3. Centurion shall prepare and submit a Statistical Data Form (SD2) within 10 business days of this order becoming final.
4. Unless appealed, this order shall become final 30 days after issuance.
3 ENTERED December 17, 2024.
_____________________________________ JUDGE PAMELA B. JOHNSON Court of Workers’ Compensation Claims
APPENDIX
The Technical Record consists of every document filed and uploaded to TNComp. Neither party filed a Prehearing Statement as required by Tennessee Compilation Rules and Regulations 0800-02-21-.22(5), so no exhibits were marked as evidence.
CERTIFICATE OF SERVICE
I certify that a copy of the order was sent as shown on December 17, 2024.
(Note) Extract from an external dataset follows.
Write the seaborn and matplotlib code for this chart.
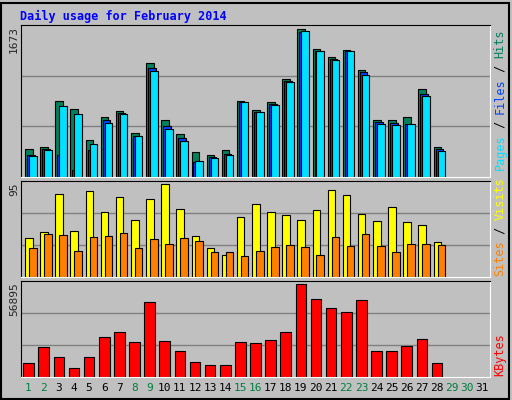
import matplotlib
matplotlib.use("Agg")
import matplotlib.pyplot as plt
import seaborn as sns
import numpy as np

# ========================================
# Data
# ========================================
days = np.arange(1, 29)
hits = [313, 335, 835, 743, 412, 655, 724, 489, 1250, 625, 478, 279, 246, 302,
        835, 735, 820, 1074, 1625, 1405, 1316, 1397, 1173, 625, 625, 655, 974, 335]
files = [239, 305, 239, 74, 294, 625, 702, 456, 1195, 559, 427, 165, 221, 257,
         827, 717, 802, 1055, 1596, 1383, 1298, 1386, 1151, 607, 596, 588, 912, 305]
pages = [228, 302, 776, 688, 368, 599, 688, 456, 1162, 533, 401, 180, 213, 246,
         820, 710, 787, 1044, 1603, 1383, 1283, 1383, 1118, 588, 577, 588, 897, 290]
visits = [39, 45, 82, 46, 85, 64, 79, 56, 77, 92, 67, 41, 29, 22,
          59, 72, 64, 61, 56, 66, 86, 81, 62, 55, 69, 54, 51, 35]
sites = [29, 43, 42, 26, 40, 41, 44, 29, 38, 33, 39, 36, 25, 25,
         21, 26, 30, 32, 30, 22, 40, 31, 43, 31, 25, 33, 33, 32]
kbytes = [8184, 17766, 11778, 5190, 11778, 23754, 26746, 20760, 44714, 21359, 15371, 8783, 6987, 6987,
          20760, 20161, 21958, 26746, 54898, 46511, 41122, 38726, 45912, 15371, 15371, 18365, 22556, 8184]
max_hits, max_visits, max_kb = 1673, 95, 56895
weekend = [1, 2, 8, 9, 15, 16, 22, 23, 29, 30]

# ========================================
# Plot
# ========================================
sns.set_style("white")
plt.rcParams['font.family'] = ['DejaVu Sans Mono']
bg = '#c0c0c0'
fig = plt.figure(figsize=(5.12, 4.0), dpi=100, facecolor=bg)
W, H = 512, 400

def add_ax(top, bottom):
    ax = fig.add_axes([21 / W, 1 - bottom / H, 469 / W, (bottom - top) / H])
    ax.set_facecolor(bg)
    ax.set_xlim(0.5, 31.5)
    for s in ['top', 'left']:
        ax.spines[s].set_color('black')
    for s in ['bottom', 'right']:
        ax.spines[s].set_color('white')
    ax.set_xticks([])
    ax.set_yticks([])
    return ax

ax1 = add_ax(25, 177)
ax2 = add_ax(181, 277)
ax3 = add_ax(281, 377)

for ax, top in [(ax1, max_hits), (ax2, max_visits), (ax3, max_kb)]:
    ax.set_ylim(0, top)
    for g in [top / 3, 2 * top / 3]:
        ax.axhline(g, color='#808080', lw=1, zorder=0)

ew = 0.8
ax1.bar(days - 0.5 + 0.27, hits, width=0.5, align='edge', color='#00805c', edgecolor='black', lw=ew)
ax1.bar(days - 0.5 + 0.40, files, width=0.5, align='edge', color='#0040ff', edgecolor='black', lw=ew)
ax1.bar(days - 0.5 + 0.53, pages, width=0.5, align='edge', color='#00e0ff', edgecolor='black', lw=ew)

ax2.bar(days - 0.5 + 0.27, visits, width=0.5, align='edge', color='#ffff00', edgecolor='black', lw=ew)
ax2.bar(days - 0.5 + 0.53, sites, width=0.5, align='edge', color='#ff8000', edgecolor='black', lw=ew)

sns.barplot(x=days, y=kbytes, native_scale=True, width=0.7, color='#ff0000',
            edgecolor='black', linewidth=ew, saturation=1, ax=ax3)
ax3.set_xlim(0.5, 31.5)
ax3.set_ylim(0, max_kb)
ax3.set_xlabel('')
ax3.set_ylabel('')
ax3.set_xticks([])
ax3.set_yticks([])

# day labels
for d in range(1, 32):
    ax3.text(d, -0.06, str(d), transform=ax3.get_xaxis_transform(), ha='center', va='top',
             fontsize=8, color='#008040' if d in weekend else 'black')

# title
fig.text(20 / W, 1 - 16 / H, 'Daily usage for February 2014', color='#0000ff',
         fontsize=8.5, fontweight='bold', va='center', ha='left')

# max labels on the left
for lab, y in [(str(max_hits), 25), (str(max_visits), 181), (str(max_kb), 281)]:
    fig.text(14 / W, 1 - (y + 1) / H, lab, rotation=90, fontsize=8, ha='center', va='top')

# legends on the right, reading bottom to top
def right_label(parts, y_bottom):
    cw = 7.0
    y = y_bottom
    for txt, col in parts:
        fig.text(500 / W, 1 - y / H, txt, rotation=90, fontsize=8.5, color=col,
                 ha='center', va='bottom')
        y -= cw * len(txt)

right_label([('Pages', '#00e0ff'), (' / ', 'black'), ('Files', '#0040ff'),
             (' / ', 'black'), ('Hits', '#00805c')], 170)
right_label([('Sites', '#ff8000'), (' / ', 'black'), ('Visits', '#ffff00')], 276)
right_label([('KBytes', '#ff0000')], 376)

# outer frame
fig.patches.append(plt.Rectangle((1 / W, 1 / H), 508 / W, 396 / H, transform=fig.transFigure,
                                 fill=False, edgecolor='black', lw=1.5))

plt.savefig('out.png', dpi=100, facecolor=bg)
Name Mail Email Service sent to:
Benjamin Howard, X X 456 Chapel Grove Lane Self-Represented Knoxville, TN 37934 Employee howardben97@yahoo.com Jennifer Thomas, X jdthomas@mijs.com Brayden Hunter brhunter@mijs.com Employer’s Attorneys
______________________________________ PENNY SHRUM, COURT CLERK wc.courtclerk@tn.gov
4 Right to Appeal: If you disagree with the Court’s Order, you may appeal to the Workers’ Compensation Appeals Board. To do so, you must: 1. Complete the enclosed form entitled “Notice of Appeal” and file it with the Clerk of the Court of Workers’ Compensation Claims before the expiration of the deadline. If the order being appealed is “expedited” (also called “interlocutory”), or if the order does not dispose of the case in its entirety, the notice of appeal must be filed within seven (7) business days of the date the order was filed. If the order being appealed is a “Compensation Order,” or if it resolves all issues in the case, the notice of appeal must be filed within thirty (30) calendar days of the date the Compensation Order was filed. When filing the Notice of Appeal, you must serve a copy on the opposing party (or attorney, if represented).
2. You must pay, via check, money order, or credit card, a $75.00 filing fee within ten calendar days after filing the Notice of Appeal. Payments can be made in-person at any Bureau office or by U.S. mail, hand-delivery, or other delivery service. In the alternative, you may file an Affidavit of Indigency (form available on the Bureau’s website or any Bureau office) seeking a waiver of the filing fee. You must file the fully-completed Affidavit of Indigency within ten calendar days of filing the Notice of Appeal. Failure to timely pay the filing fee or file the Affidavit of Indigency will result in dismissal of your appeal.
3. You are responsible for ensuring a complete record is presented on appeal. If no court reporter was present at the hearing, you may request from the Court Clerk the audio recording of the hearing for a $25.00 fee. If you choose to submit a transcript as part of your appeal, which the Appeals Board has emphasized is important for a meaningful review of the case, a licensed court reporter must prepare the transcript, and you must file it with the Court Clerk. The Court Clerk will prepare the record for submission to the Appeals Board, and you will receive notice once it has been submitted. For deadlines related to the filing of transcripts, statements of the evidence, and briefs on appeal, see the applicable rules on the Bureau’s website at https://www.tn.gov/wcappealsboard. (Click the “Read Rules” button.)
4. After the Workers’ Compensation Judge approves the record and the Court Clerk transmits it to the Appeals Board, a docketing notice will be sent to the parties. If neither party timely files an appeal with the Appeals Board, the Court Order becomes enforceable. See Tenn. Code Ann. § 50-6-239(d)(3) (expedited/interlocutory orders) and Tenn. Code Ann. § 50-6-239(c)(7) (compensation orders).
For self-represented litigants: Help from an Ombudsman is available at 800-332-2667.